# Martha Raye



## Ken N Tx (Dec 13, 2014)

*Hand Salute! A great lady..​ I did not know this about Martha Ray....​ thought you might like to read it.​I was unaware of her credentials or where she is buried.*

*Somehow  I just can't see Brittany Spears, Paris Hilton, or Jessica Simpson  doing what this woman (and the other USO women, including Ann Margaret  & Joey Heatherton) did for our troops in past wars.*


*Most of the old time entertainers were made of a lot sterner stuff than today's crop of activists bland whiners.*

*The following is from an Army Aviator who takes a trip down memory lane:*

*"It was just before Thanksgiving '67 and we were ferrying dead and wounded from a large GRF west* *of Pleiku.
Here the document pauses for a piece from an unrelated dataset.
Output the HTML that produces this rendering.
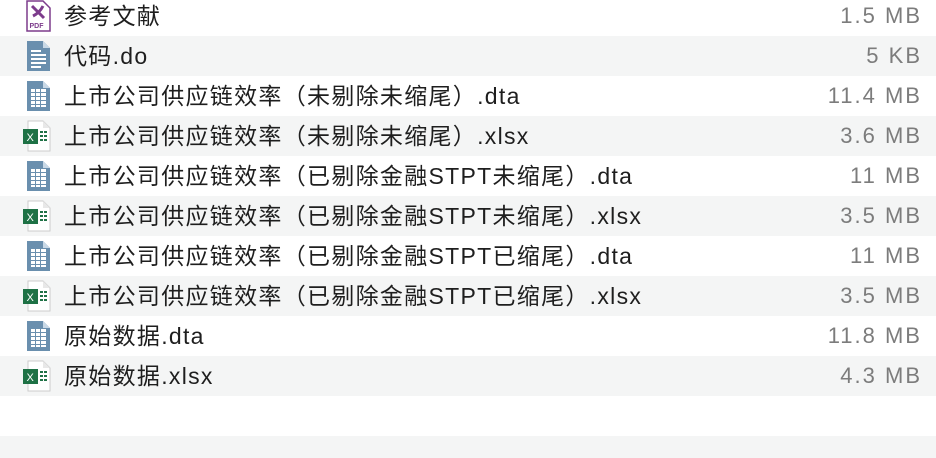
<!DOCTYPE html>
<html><head><meta charset="utf-8"><style>
html,body{margin:0;width:936px;height:458px;overflow:hidden;background:#fff;font-family:"Liberation Sans","Noto Sans CJK SC",sans-serif;}
body{position:relative;}
.r{position:absolute;left:0;width:936px;height:40px;}
.g{background:#f4f5f5;}
.n{position:absolute;left:64px;top:0;line-height:40px;font-size:23px;letter-spacing:1.3px;color:#1e1e1e;white-space:nowrap;}
.s{position:absolute;right:14px;top:0;line-height:40px;font-size:22px;letter-spacing:2px;color:#7c7c7c;}
svg{position:absolute;left:22px;top:4px;}
</style></head><body>
<svg width="0" height="0" style="position:absolute">
<defs>
<symbol id="doc" viewBox="0 0 32 32"><path d="M5 1h16l7 7v23H5z" fill="#6a8fae"/><path d="M21 1v7h7z" fill="#c8d8e6"/></symbol>
<symbol id="txt" viewBox="0 0 32 32"><use href="#doc"/><g fill="#fff"><rect x="9" y="10" width="10" height="2"/><rect x="9" y="14" width="15" height="2"/><rect x="9" y="18" width="15" height="2"/><rect x="9" y="22" width="15" height="2"/><rect x="9" y="26" width="10" height="2"/></g></symbol>
<symbol id="tab" viewBox="0 0 32 32"><use href="#doc"/><g fill="#fff"><rect x="9" y="9" width="15" height="18"/></g><g fill="#6a8fae"><rect x="13" y="9" width="1" height="18"/><rect x="18" y="9" width="1" height="18"/><rect x="9" y="12" width="15" height="1"/><rect x="9" y="16" width="15" height="1"/><rect x="9" y="20" width="15" height="1"/><rect x="9" y="24" width="15" height="1"/></g></symbol>
<symbol id="xls" viewBox="0 0 32 32"><path d="M6 1h15l7 7v23H6z" fill="#fff" stroke="#ccc"/><path d="M21 1v7h7z" fill="#e8e8e8"/><rect x="1" y="9" width="15" height="15" fill="#1e7145"/><text x="4.5" y="21" font-size="11" fill="#fff" font-family="Liberation Sans">X</text><g fill="#1e7145"><rect x="18" y="11" width="3" height="2"/><rect x="22" y="11" width="3" height="2"/><rect x="18" y="15" width="3" height="2"/><rect x="22" y="15" width="3" height="2"/><rect x="18" y="19" width="3" height="2"/><rect x="22" y="19" width="3" height="2"/></g></symbol>
<symbol id="pdf" viewBox="0 0 32 32"><path d="M5 1h16l7 7v23H5z" fill="#fff" stroke="#7d3c8c" stroke-width="1.5"/><path d="M10 6l12 12M11 16c4-2 8-6 10-10" stroke="#7d3c8c" stroke-width="3" fill="none"/><text x="7.5" y="28" font-size="7" fill="#7d3c8c" font-family="Liberation Sans" font-weight="bold">PDF</text></symbol>
</defs></svg>

<div class="r" style="top:-4px"><svg width="32" height="32"><use href="#pdf"/></svg><div class="n">参考文献</div><div class="s">1.5 MB</div></div>
<div class="r g" style="top:36px"><svg width="32" height="32"><use href="#txt"/></svg><div class="n">代码.do</div><div class="s">5 KB</div></div>
<div class="r" style="top:76px"><svg width="32" height="32"><use href="#tab"/></svg><div class="n">上市公司供应链效率（未剔除未缩尾）.dta</div><div class="s">11.4 MB</div></div>
<div class="r g" style="top:116px"><svg width="32" height="32"><use href="#xls"/></svg><div class="n">上市公司供应链效率（未剔除未缩尾）.xlsx</div><div class="s">3.6 MB</div></div>
<div class="r" style="top:156px"><svg width="32" height="32"><use href="#tab"/></svg><div class="n">上市公司供应链效率（已剔除金融STPT未缩尾）.dta</div><div class="s">11 MB</div></div>
<div class="r g" style="top:196px"><svg width="32" height="32"><use href="#xls"/></svg><div class="n">上市公司供应链效率（已剔除金融STPT未缩尾）.xlsx</div><div class="s">3.5 MB</div></div>
<div class="r" style="top:236px"><svg width="32" height="32"><use href="#tab"/></svg><div class="n">上市公司供应链效率（已剔除金融STPT已缩尾）.dta</div><div class="s">11 MB</div></div>
<div class="r g" style="top:276px"><svg width="32" height="32"><use href="#xls"/></svg><div class="n">上市公司供应链效率（已剔除金融STPT已缩尾）.xlsx</div><div class="s">3.5 MB</div></div>
<div class="r" style="top:316px"><svg width="32" height="32"><use href="#tab"/></svg><div class="n">原始数据.dta</div><div class="s">11.8 MB</div></div>
<div class="r g" style="top:356px"><svg width="32" height="32"><use href="#xls"/></svg><div class="n">原始数据.xlsx</div><div class="s">4.3 MB</div></div>
<div class="r" style="top:396px"></div>
<div class="r g" style="top:436px;height:22px"></div>
</body></html>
We had run out of body bags by noon, so the Hook (CH-47 CHINOOK) was pretty rough in the back.*

*All of a sudden, we heard a 'take-charge' woman's voice in the rear.*

*There was the singer and actress, Martha Raye, with a SF (Special Forces)*

*beret and jungle fatigues, with subdued markings, helping the wounded into*

*the Chinook, and carrying the dead aboard.*

*'Maggie' had been visiting her SF 'heroes' out 'west'.*

*We took off, short of fuel, and headed to the USAF hospital pad at Pleiku.*

*As we all started unloading* *our sad pax's, a 'Smart Mouth' USAF Captain said*

*to Martha.... "Ms Ray, with all these dead and wounded to process, there would*

*not be time for your show!"*

*To all of our surprise, she pulled on her right collar and said ......"Captain,*

*see this eagle? I am a full 'Bird' in the US Army Reserve, and on this is a 'Caduceus'*

*which means I am a Nurse, with a surgical specialty....now, take me to your wounded!"*

*He said, "Yes ma'am..... follow me."*

*Several times at the Army Field Hospital in Pleiku, she would 'cover' a surgical shift, giving* *a nurse a well-deserved break.*

*Martha is the only woman buried in the SF **(Special Forces) cemetery at Ft Bragg.

*


----------